«Pays de merde»: les Haïtiens fatigués, mais pas étonnés des propos de Trump
Trump en campagne en 2016 a Little Haiti,Miami, avait promis d’etre « le champion des Haitiens ».
AFP-PORT-AU-PRINCE | Les Haïtiens jugent avec un dédain certain les propos insultants de Donald Trump à l’encontre de leur pays. Des paroles qui ont, pour certains, des relents de racisme lié à la prise d’indépendance de la première république noire de l’histoire.
«C’est un cerveau dérangé», soupire Roberson Alphonse. «Évidemment, cela froisse notre fierté: même dans ses excuses, qui n’en sont pas vraiment, il utilise des mots pour blesser en rappelant encore “pays pauvre”», regrette le citoyen de Port-au-Prince.
Il n’y a pas de moment approprié pour qualifier un État de «pays de merde», mais les propos de Donald Trump tombent au plus mal en Haïti: le pays commémore ce 12 janvier la tragédie du séisme de 2010 qui a entraîné dans la mort plus de 200 000 personnes.
À la tribune, le président Jovenel Moïse n’a pas évoqué ce nouvel écart de langage de son homologue américain, mais l’assemblée a applaudi quand il a simplement rappelé qu’«Haïti est un pays comme les autres sur la Terre».
Pour certains citoyens haïtiens, l’origine de cette vision jugée raciste contre Haïti est à chercher dans l’histoire singulière de la première république noire.
Après son indépendance, obtenue en 1804, Haïti est mis au ban des nations qui, esclavagistes, ont tardé à lier officiellement des relations diplomatiques avec les dirigeants noirs. La France n’a reconnu l’indépendance de ce qui fut sa plus riche colonie qu’en 1826, et contre le paiement de compensations équivalant aujourd’hui à plus de 17 milliards d’euros.

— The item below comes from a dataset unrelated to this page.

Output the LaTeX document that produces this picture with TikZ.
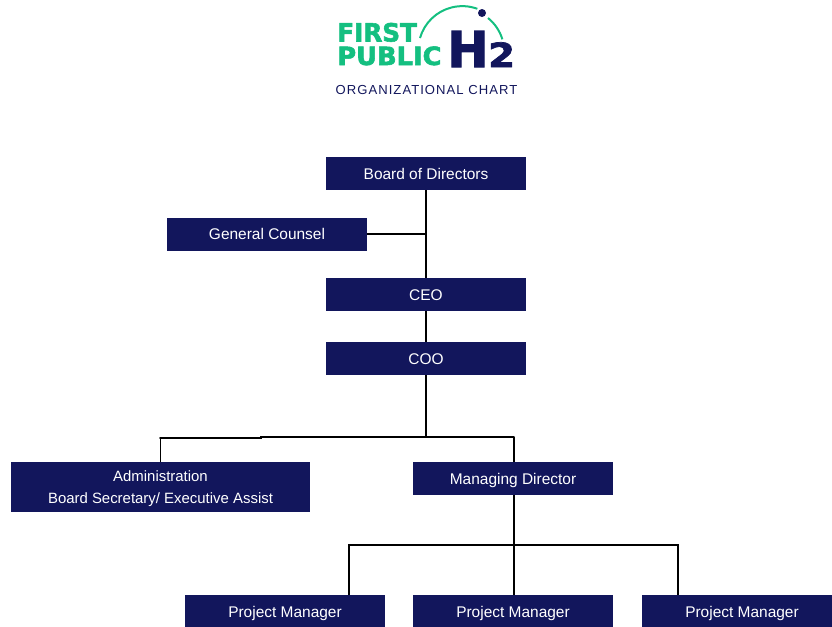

«Haïti a été vendu comme étant un pays à problèmes: il faut remonter à des problématiques historiques pour comprendre comment on a construit Haïti comme étant un pays à part», a déclaré à l’AFP Renald Lubérice, secrétaire général du Conseil des ministres. «Aujourd’hui, malheureusement, il y a des gens qui ne sortent pas encore de cette image, mais rassurez-vous, nous sommes un pays normal», a insisté en souriant le haut cadre du pouvoir exécutif.
«Personnellement, je suis sidéré, mais pas étonné: on paie encore pour l’indépendance, pour cette culture que l’on a», appuie Erol Josué, artiste et prêtre vaudou, religion qui a lancé la révolte des esclaves en 1803.
Aussi regrettable qu’elle soit, la déclaration insultante de Donald Trump pourrait constituer un élan pour un sursaut national.
«C’est un moment opportun pour que tous les Haïtiens commencent à prendre conscience de la façon dont d’autres personnes nous voient. Trump, lui, ose parler, mais c’est aussi la réflexion de beaucoup, beaucoup, beaucoup d’autres gens dans le monde», estime Erol Josué.